Pluggable Memtable Implementations
Image credit: Neven Krcmarek

One of the new features of Apache Cassandra 4.1, introduced with enhancement proposal #11 (CEP-11), is support for alternative memtable implementations. This feature enables developers to implement new memtable solutions and for users to select a memtable implementation and configuration for each individual table in the database. This is enabled by a new memtable option in CREATE TABLE and ALTER TABLE statements that specifies the memtable configuration out of a set of options defined in cassandra.yaml, for example:

CREATE TABLE heavy_use … WITH memtable = 'sharded';

where the 'sharded' configuration is defined in cassandra.yaml as

Memtable:
	Configurations:
		Sharded:
			class_name: ShardedSkipListMemtable
			Parameters:
				shards: 32
				serialize_writes: false

Apache Cassandra 4.1 comes with only a proof-of-concept alternative memtable implementation, which is a sharded skip-list solution that splits the memtable into several shards that cover roughly the same portion of the token space served by the node. This enables writes to different shards to apply independently, without any congestion during modification of the data structure, which is known to enable higher memtable performance for typical Cassandra workloads. The example above shows how this implementation can be selected. It takes two parameters:

  • shards - the number of shards to split the memtable into.

  • serialize_writes - whether to lock the memtable shard during mutations.

Locking is provided as an option. This avoids wasting processing time and memtable space when multiple concurrent modifications prepare conflicting mutations on the same partition during congested lock-free modification. Locking will result in lower peak write throughput, but may improve the longer-term sustained throughput because of storing slightly more information in each flushed SSTable and giving more CPU time to compaction. The table below shows an example of the average throughput achieved while writing 100GB of key-value data, with 10% reads, and with the given percentage of skew, i.e., accesses hitting the same individual row.

skip-list graph
This test of average throughput uses the fallout script which you can find here.

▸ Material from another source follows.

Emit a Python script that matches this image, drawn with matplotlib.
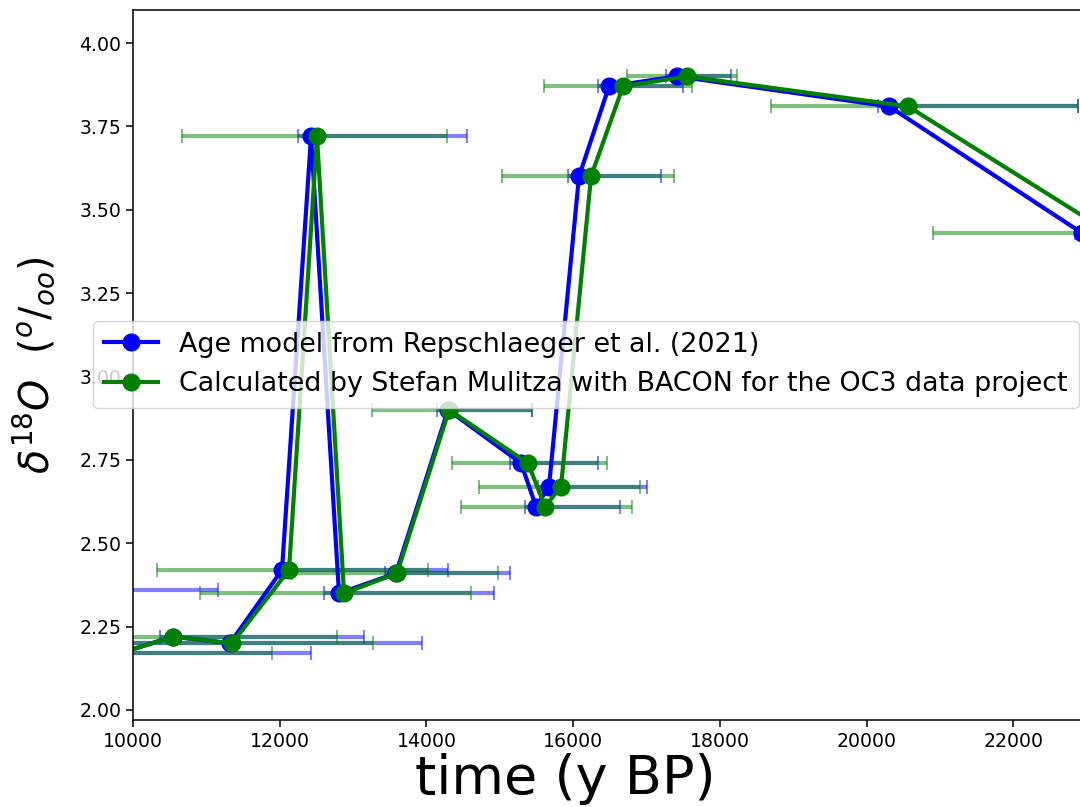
import numpy as np
import matplotlib
matplotlib.use('Agg')
import matplotlib.pyplot as plt
from matplotlib.ticker import FormatStrFormatter

# d18O vs age, two age models (points kept in depth order)
d18o = [2.36, 2.17, 2.22, 2.20, 2.42, 3.72, 2.35, 2.41, 2.90, 2.74, 2.61, 2.67, 3.60, 3.87, 3.90, 3.81, 3.43]

# Repschlaeger et al. (2021)
age_rep = [9000, 9820, 10545, 11322, 12031, 12427, 12808, 13585, 14294, 15290, 15494, 15671, 16080, 16489, 17417, 20307, 22938]
age_rep_lo = [150, 150, 180, 1450, 70, 180, 200, 150, 150, 150, 150, 150, 150, 150, 150, 150, 100]
age_rep_hi = [2160, 2610, 2605, 2620, 2265, 2125, 2115, 1555, 1145, 1050, 1145, 1335, 1120, 1010, 735, 2575, 1000]

# BACON (OC3)
age_bac = [8950, 9820, 10550, 11350, 12127, 12508, 12877, 13600, 14310, 15385, 15617, 15835, 16244, 16680, 17553, 20566, 23320]
age_bac_lo = [1000, 1800, 1800, 1900, 1800, 1840, 1965, 1430, 1050, 1035, 1145, 1120, 1215, 1075, 820, 1870, 2415]
age_bac_hi = [800, 2075, 2230, 1920, 1895, 1770, 1730, 1375, 1130, 1075, 1185, 1075, 1130, 940, 680, 2315, 1000]

fig = plt.figure(figsize=(10.8, 8.07), dpi=100)
ax = fig.add_axes([133/1080, 87/807, 1027/1080, 710/807])

ax.errorbar(age_rep, d18o, xerr=[age_rep_lo, age_rep_hi], fmt='none', ecolor='b',
            alpha=0.5, elinewidth=3, capsize=5, capthick=1.5, zorder=1)
ax.errorbar(age_bac, d18o, xerr=[age_bac_lo, age_bac_hi], fmt='none', ecolor='g',
            alpha=0.5, elinewidth=3, capsize=5, capthick=1.5, zorder=1)

ax.plot(age_rep, d18o, 'b-o', lw=3, ms=12, label='Age model from Repschlaeger et al. (2021)', zorder=2)
ax.plot(age_bac, d18o, 'g-o', lw=3, ms=12,
        label='Calculated by Stefan Mulitza with BACON for the OC3 data project', zorder=2)

ax.set_xlim(10000, 24000)
ax.set_ylim(1.97, 4.099)
ax.set_xticks(np.arange(10000, 22001, 2000))
ax.set_yticks(np.arange(2.0, 4.01, 0.25))
ax.yaxis.set_major_formatter(FormatStrFormatter('%.2f'))
ax.tick_params(labelsize=13.6, length=5, width=1.1)
for s in ax.spines.values():
    s.set_linewidth(1.1)

ax.set_xlabel('time (y BP)', fontsize=39)
ax.xaxis.set_label_coords((565 - 133) / 1027, -0.047)
ax.set_ylabel(r'$\delta^{18}O\ \ (^o/_{oo})$', fontsize=28.5)
ax.yaxis.set_label_coords(-0.074, 0.5)

ax.legend(loc='upper left', bbox_to_anchor=(93/1080, 1 - 321/807), bbox_transform=fig.transFigure,
          borderaxespad=0, fontsize=19.4)

fig.savefig('out.png', dpi=100)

The project will be building on this feature and in the near future, the API will be used to enable two exciting developments:

  • Intel’s persistent memory memtable (CASSANDRA-13981), a memtable-only storage system promising extremely low latencies when suitable hardware is used.

  • A Trie-based memtable (CEP-19, CASSANDRA-17240), which promises significant improvements in performance and garbage collection overheads.